From Innovations, a website published by Ziff-Davis Enterprise from mid-2006 to mid-2009. Reprinted by permission.
Last week, I introduced you to Tony Ulwick and Lance Bettencourt of Strategyn, a company that helps businesses optimize customer inputs to improve innovation. Their methodology is all about doing away with subjective terms and focusing on the real barriers that customers and internal stakeholders encounter in getting their jobs done. In part two of my interview with them, Ulwick and Bettencourt discuss the details of getting customers to avoid generalities and assumptions in order to create a context in which innovation can flourish.
Q: You suggest that solutions shouldn’t be referenced in customer requirements statements. Why not?
Ulwick: It isn’t the responsibility of the customer to come up with innovative solutions, but rather to help the company to understand the needs they have for the job they’re trying to get done. When solutions are included in a need statement, it focuses the customer on the “here and now” rather than what they are trying to accomplish. Getting at what they’re trying to get done is the true basis for innovation. In fact, a need statement that includes a solution has a built-in expiration date, which is problematic. The ideal need statement should be just as relevant ten years from now as it was ten years ago. It should guide short-, medium and long-term innovation. A person can’t imagine today what a solution will look like in ten years.

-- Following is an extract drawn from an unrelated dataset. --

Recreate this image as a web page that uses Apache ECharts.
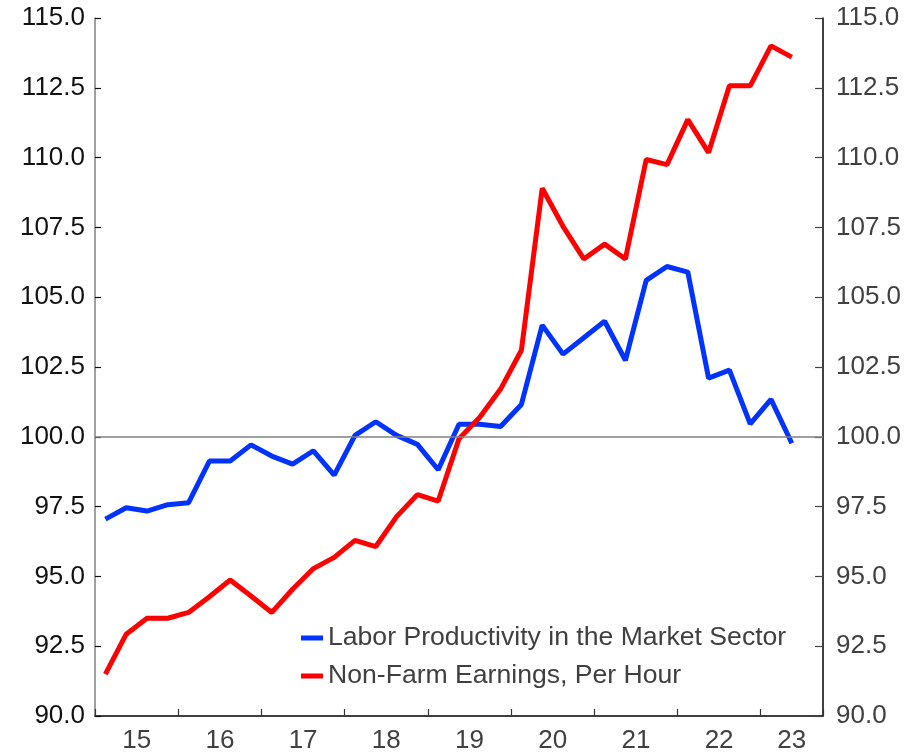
<!DOCTYPE html>
<html>
<head>
<meta charset="utf-8">
<script src="https://cdn.jsdelivr.net/npm/echarts@6/dist/echarts.min.js"></script>
<style>
html,body{margin:0;padding:0;background:#fff;}
#chart{width:912px;height:754px;}
</style>
</head>
<body>
<div id="chart"></div>
<script>
// Quarterly categories, 2015Q1 .. 2023Q3
var quarters = [
  '2015Q1','2015Q2','2015Q3','2015Q4',
  '2016Q1','2016Q2','2016Q3','2016Q4',
  '2017Q1','2017Q2','2017Q3','2017Q4',
  '2018Q1','2018Q2','2018Q3','2018Q4',
  '2019Q1','2019Q2','2019Q3','2019Q4',
  '2020Q1','2020Q2','2020Q3','2020Q4',
  '2021Q1','2021Q2','2021Q3','2021Q4',
  '2022Q1','2022Q2','2022Q3','2022Q4',
  '2023Q1','2023Q2','2023Q3'
];

var laborProductivity = [
  97.05, 97.46, 97.34, 97.57, 97.64, 99.13, 99.13, 99.71, 99.31, 99.02,
  99.50, 98.63, 100.05, 100.54, 100.05, 99.73, 98.82, 100.45, 100.45, 100.37,
  101.16, 104.00, 102.96, 103.55, 104.14, 102.74, 105.60, 106.10, 105.90, 102.10,
  102.39, 100.46, 101.34, 99.77
];

var nonFarmEarnings = [
  91.50, 92.93, 93.50, 93.50, 93.71, 94.27, 94.87, 94.30, 93.71, 94.54,
  95.28, 95.68, 96.29, 96.07, 97.14, 97.93, 97.70, 99.93, 100.70, 101.71,
  103.10, 108.90, 107.54, 106.37, 106.90, 106.37, 109.93, 109.75, 111.36, 110.18,
  112.57, 112.57, 114.00, 113.60
];

var seriesNames = ['Labor Productivity in the Market Sector', 'Non-Farm Earnings, Per Hour'];
var referenceLevel = 100;

var FONT = 'Liberation Sans, Arial, sans-serif';
var chart = echarts.init(document.getElementById('chart'));

function yAxisCfg(pos, lineColor, labelColor, tickColor, tickLen, margin) {
  return {
    type: 'value',
    position: pos,
    min: 90, max: 115, interval: 2.5,
    axisLine: { show: true, lineStyle: { color: lineColor, width: 1.5 } },
    axisTick: { show: true, inside: true, length: tickLen, lineStyle: { color: tickColor, width: 1.2 } },
    axisLabel: {
      color: labelColor, fontSize: 26, fontFamily: FONT, margin: margin,
      formatter: function (v) { return v.toFixed(1); }
    },
    splitLine: { show: false }
  };
}

chart.setOption({
  animation: false,
  backgroundColor: '#ffffff',
  grid: { left: 95, right: 89, top: 18, bottom: 37, containLabel: false },
  legend: {
    orient: 'vertical',
    left: 301, top: 623,
    padding: 0,
    data: seriesNames,
    icon: 'rect',
    itemWidth: 22, itemHeight: 5,
    itemGap: 8,
    textStyle: { color: '#404040', fontSize: 26.6, fontFamily: FONT, lineHeight: 30 }
  },
  xAxis: {
    type: 'category',
    data: quarters,
    boundaryGap: true,
    axisLine: { show: true, lineStyle: { color: '#000', width: 1.5 } },
    axisTick: {
      show: true, inside: true, length: 7,
      interval: function (i) { return i % 4 === 0; },
      lineStyle: { color: '#333', width: 1.2 }
    },
    axisLabel: {
      interval: function (i) { return i % 4 === 1; },
      margin: 12,
      color: '#404040', fontSize: 26, fontFamily: FONT,
      formatter: function (v) {
        var yy = v.slice(2, 4);
        var yearCount = quarters.filter(function (q) { return q.slice(2, 4) === yy; }).length;
        return yearCount === 4 ? '{a|' + yy + '}' : '{b|' + yy + '}';
      },
      rich: {
        a: { padding: [0, 0, 0, 21], fontSize: 26, fontFamily: FONT, color: '#404040' },
        b: { fontSize: 26, fontFamily: FONT, color: '#404040' }
      }
    },
    splitLine: { show: false }
  },
  yAxis: [
    yAxisCfg('left', '#808080', '#111', '#111', 6, 10),
    yAxisCfg('right', '#000', '#404040', '#444', 8, 13)
  ],
  series: [
    {
      name: 'ref', type: 'line', data: [], z: 1, silent: true,
      markLine: {
        silent: true, symbol: ['none', 'none'],
        label: { show: false },
        lineStyle: { color: '#808080', width: 1.5, type: 'solid' },
        data: [{ yAxis: referenceLevel }]
      }
    },
    {
      name: seriesNames[0], type: 'line', data: laborProductivity, z: 3,
      showSymbol: false, symbol: 'none',
      color: '#0033ff',
      lineStyle: { color: '#0033ff', width: 5 }
    },
    {
      name: seriesNames[1], type: 'line', data: nonFarmEarnings, z: 4,
      showSymbol: false, symbol: 'none',
      color: '#ff0000',
      lineStyle: { color: '#ff0000', width: 5 }
    }
  ]
});
</script>
</body>
</html>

Q: When you ask people to define their unmet needs, they often simply ask for a better version of what they already have. How do you create questions that get at their true unmet needs?
Ulwick: If you know that a needs statement must not include any reference to a solution, and that needs must relate to the job the customer is trying to get done, then you don’t have that problem.
We ask customers questions like what takes them a lot of time? What introduces variability into the process? What issues do they have with getting the right output from each step? This straightforward line of questioning focuses on the job rather than on solutions and ensures that metrics relate to time, variability, and output. Those are the three types of metrics we see, regardless of customer type or industry.
Q: You recommend against using adjectives and adverbs in need definition. Can you give an example of how this rule might apply to an internal customer defining a need to the IT organization to improve workplace productivity?
Bettencout: Let’s take one what has great relevance to the IT group role – the task of collaborating with others. If you were to ask employees about what introduces variability in this process, they might say something like “other employees are not dependable.”
The metric for this is problematic because “dependable” can mean many different things. If you ask someone to describe undependable behavior, she might say things like “forgets about meetings” and “fails to pass along important information.” These statements begin to get to the level of specificity we need for innovation. They become viable need statements when phrased as “minimize the likelihood that a team member forgets to attend a scheduled meeting” and “minimize the likelihood that a team member fails to pass on to other team members information that is needed for decision-making.”
Q: Can you offer any guidance on how to deal with terms that are inherently difficult to define, such as “simple” or “easy to use?”
Ulwick: Perhaps the best way is to ask the customer to describe something that is not simple or easy to use. Customer needs often have to do with reducing time, variability, waste and inefficiency. Asking him to provide examples of what getting the job done looks like when it isn’t simple or easy can be very productive. This also holds for other difficult-to-define adjectives, such as “reliable,” “durable” and “scaleable”
Q: How effective are customers at defining their own unmet needs rather than simply asking a way to do what they’re doing a little better?
Bettencourt: If you ask them about the struggles they encounter in the job they’re already trying to get done, they can be quite forthcoming. One way to approach that is to walk them through the steps and asking them about time, variability, and output concerns at each step. However, it’s also possible to ask them about what they like and dislike about current solutions they’re using.
The key is to understand that a customer’s likes and dislikes with today’s solutions have to do with their needs in getting the job done. Again, what’s critical is to understand the requirements of a good need statement; you don’t need to be restricted to asking just one specific type of question.
Q: Many engineering-driven organizations have a culture that doesn’t invite customer input. ow do you challenge this culture and effectively turn the focus back on customer needs?
Ulwick: We find that engineers are actually among the most receptive to outcome-driven innovation thinking. They know how hard it is to innovate without a clear understanding of the customer’s unmet needs, and they appreciate systematic thinking. In mature markets, where problems can’t be easily addressed by engineering-based innovation, engineers appreciate the outcome-driven approach. It gives them specifics to work with instead of taking stabs in the dark.